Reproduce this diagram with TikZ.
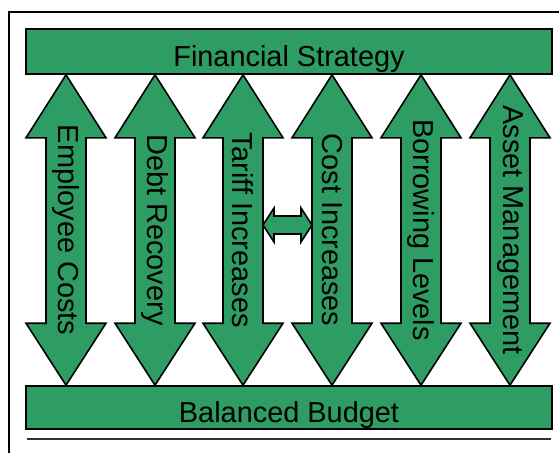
\documentclass[tikz,border=0pt]{standalone}
\usepackage{fontspec}
\setmainfont{Liberation Sans}
\usetikzlibrary{calc,positioning}
\definecolor{budgetgreen}{RGB}{45,157,100}

\begin{document}
\begin{tikzpicture}[x=.5pt,y=-.5pt,
  bar/.style={draw=black,fill=budgetgreen,line width=.8pt,minimum width=263pt,
    inner sep=0pt,text height=15pt,text depth=0pt,font=\fontsize{14.45}{17}\selectfont},
  shaft/.style={draw=black,fill=budgetgreen,line width=.8pt,line join=miter},
  lbl/.style={rotate=-90,inner sep=0pt,font=\fontsize{14.45}{17}\selectfont}]
\useasboundingbox (0,0) rectangle (559,452);
\draw[line width=1pt] (9,460)--(9,12)--(560,12);
\node[bar,minimum height=22.5pt] (strategy) at (289,51.5) {Financial Strategy};
\node[bar,minimum height=21.5pt] (budget) at (289,407.5) {Balanced Budget};
\draw[line width=.8pt,black!80] (27,439)--(551,439);
% the six two-way arrows between strategy and budget
\foreach \c/\t [count=\i] in {66/Employee Costs,155/Debt Recovery,243/Tariff Increases,
    332/Cost Increases,421/Borrowing Levels,510/Asset Management}{
  \coordinate (c\i) at (\c,0);
  \draw[shaft] (c\i |- strategy.south) -- ++(40,63) -- ++(-20,0)
    -- ($(c\i |- budget.north)+(20,-62)$) -- ++(20,0) -- (c\i |- budget.north)
    -- ++(-40,-62) -- ++(20,0) -- ($(c\i |- strategy.south)+(-20,63)$) -- ++(-20,0) -- cycle;
  \node[lbl] (l\i) at ($(c\i |- strategy.south)!.5!(c\i |- budget.north)$) {\t};
}
% short link between tariffs and costs
\coordinate (link) at (288,225);
\draw[shaft] ($(c3 |- link)+(20,0)$) -- ++(11,-17) -- ++(0,8) -- ($(c4 |- link)+(-31,-9)$)
  -- ++(0,-8) -- ($(c4 |- link)+(-20,0)$) -- ++(-11,17) -- ++(0,-8)
  -- ($(c3 |- link)+(31,9)$) -- ++(0,8) -- cycle;
\end{tikzpicture}
\end{document}
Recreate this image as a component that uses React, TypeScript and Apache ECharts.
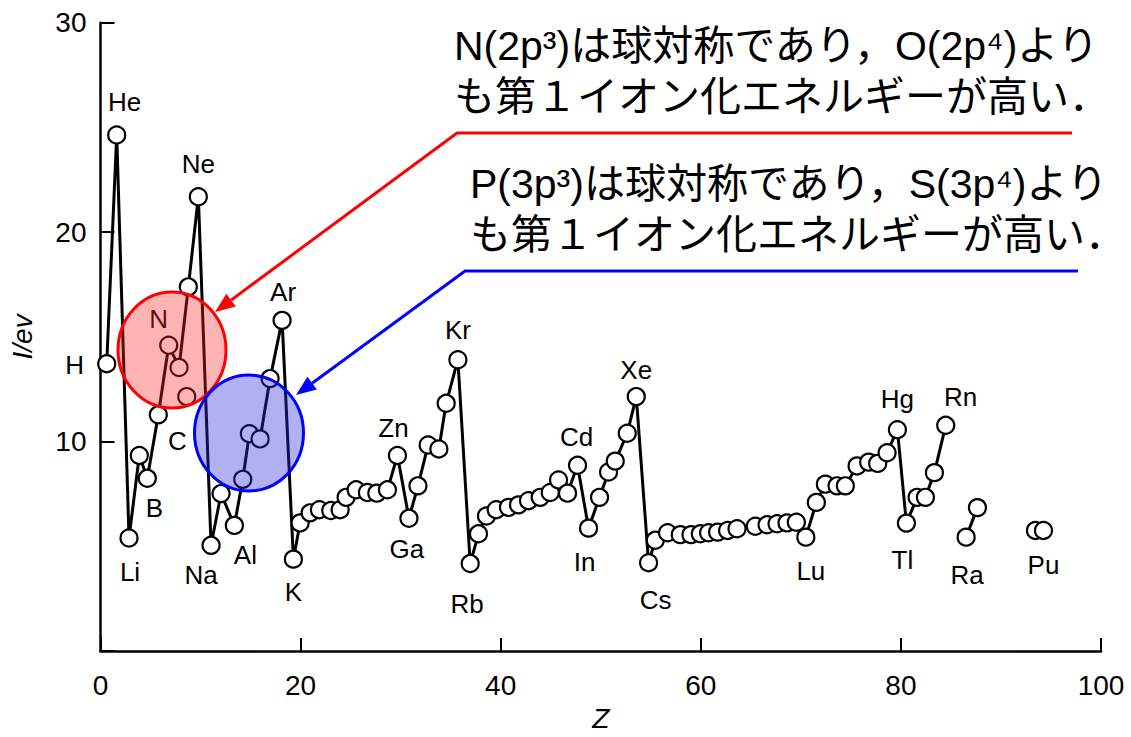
######
Aim of the task:
Show, from the material above, each line that includes the string "this".

Full output:
Reproduce this diagram with TikZ.
Recreate this image as a component that uses React, TypeScript and Apache ECharts.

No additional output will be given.